If I asked you what your teenage children are doing right now, you might not know. But the New York Times and the Kaiser Family Foundation have a pretty good idea.
According to a recent Kaiser study, if your teenager is awake and isn’t in school, he or she is staring at a screen a smart-phone, a computer, or watching television.
The authors claimed to have been “shocked” by the results.
Kaiser’s researchers interviewed more than 2,000 kids between the ages of eight and eighteen. They found that, on average, the participants in the study spent seven and one-half hours a day using these devices! What’s more, that figure understates the amount of time American kids devote to consuming media and other related activities.
For instance, it does not include time spent actually talking on these smart-phones or sending and receiving messages. That adds another one and a half hours to the total. When you add time spent doing several media-related things at once, that is multi-tasking, American kids spend the equivalent of eleven hours a day tethered to an electronic device.
The authors were “stunned” because they believed that media consumption among kids had already maxed out when they last measured it in 2005. What didn’t take into account, either then or now, is what drives the heavy usage: dread of being bored.
As one 14-year-old told the Times, “I feel like my days would be boring without” my smart phone. It’s not only him. As New Testament scholar Ben Witherington recently wrote, smart-phones “are seen as the cure for boredom.”

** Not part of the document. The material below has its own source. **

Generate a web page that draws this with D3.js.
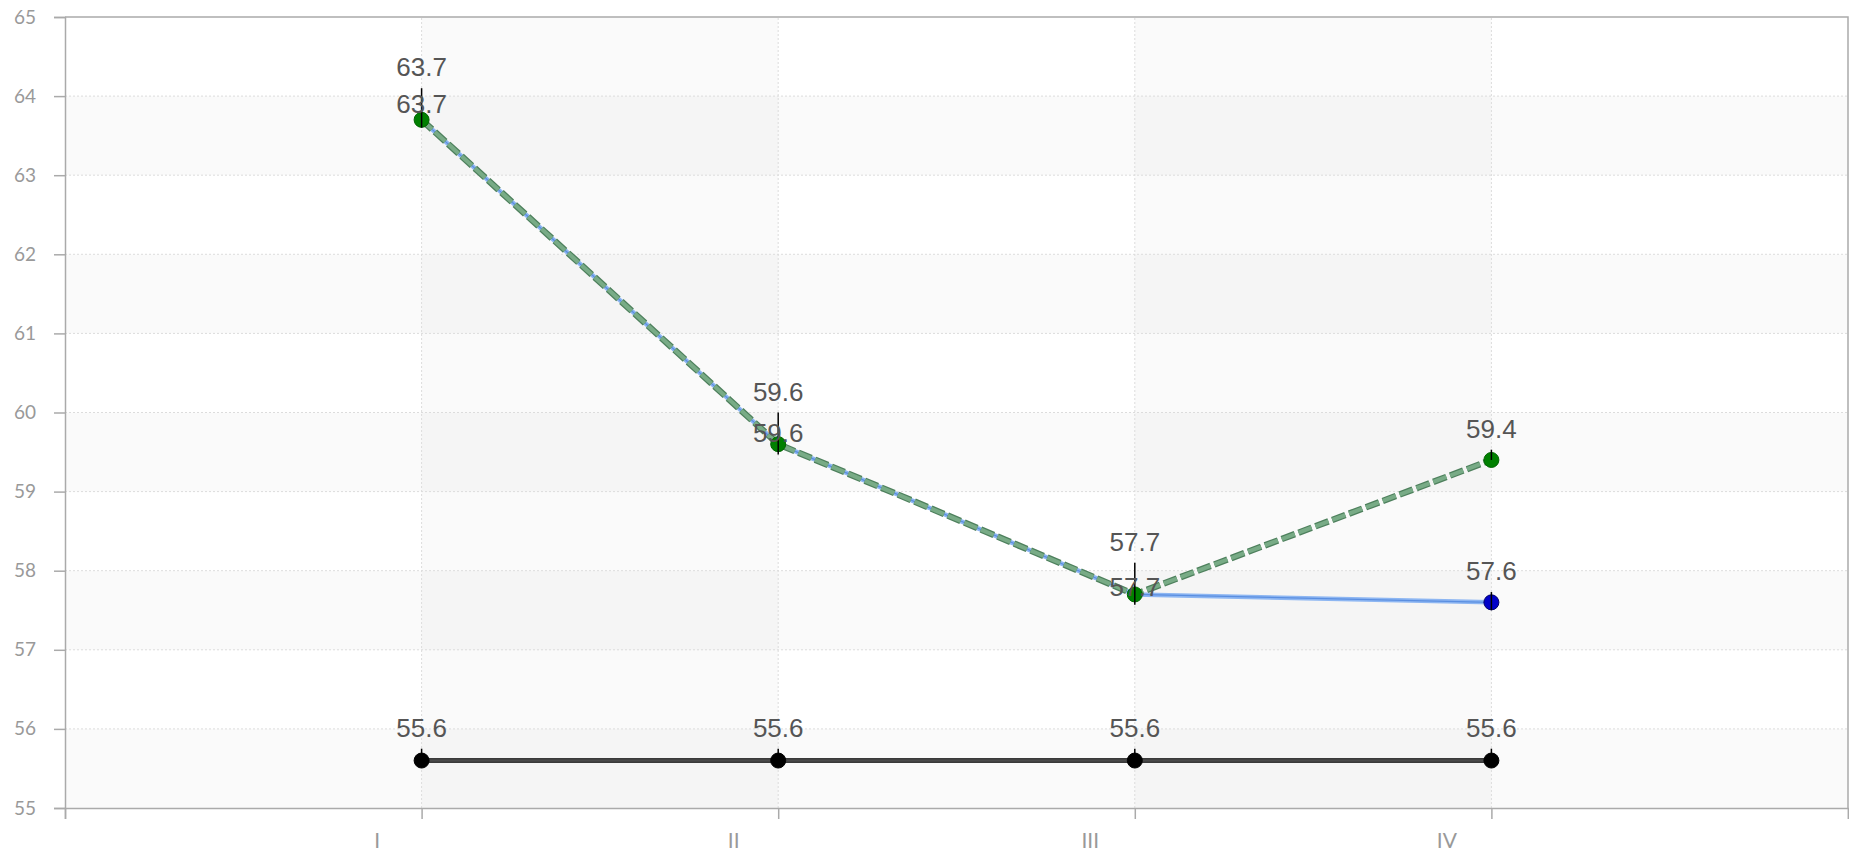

This “boredom” is “in most cases…the state of mind of those who lack imagination and therefore require all kinds of stimuli to prevent them from losing interest in things, and even in life.” That’s why people, adults as well as kids, are “constantly fiddling with their cellphone.” The alternative to all this fiddling is being alone with your own thoughts, which terrifies people used to the constant stimulation provided by our media-saturated culture.
Happily, parents can help their kids to avoid this trap. The Kaiser study found that parents can make rules limiting this kind of mindless media consumption and that their children will follow them. It won’t be easy but, then again, swimming against the cultural tide never is.
Speaking of swimming against the tide, even more important than rules and limits is teaching our children that we don’t need constant stimulation. On the contrary, being quiet and still is an essential part of the Christian life. We are told “be still” so that we may learn who God is. God spoke to Elijah in a still small voice.
Neuroscientists tell us that many, if not most, of our most creative and productive moments come when we step back from all the stimulation and let our minds be free. In other words, what many people call “boredom” is good for us in ways that the constantly-stimulated can’t begin to imagine.
We’re not talking about letting our minds wander just anywhere. What we’re told to do is invest our life in a relationship with Christ. In His word, in prayer, and in meditation.
Unplugging and stepping back for some time alone with God is yet another reason for us to unplug our kids and ourselves and risk being bored. For all the right reasons.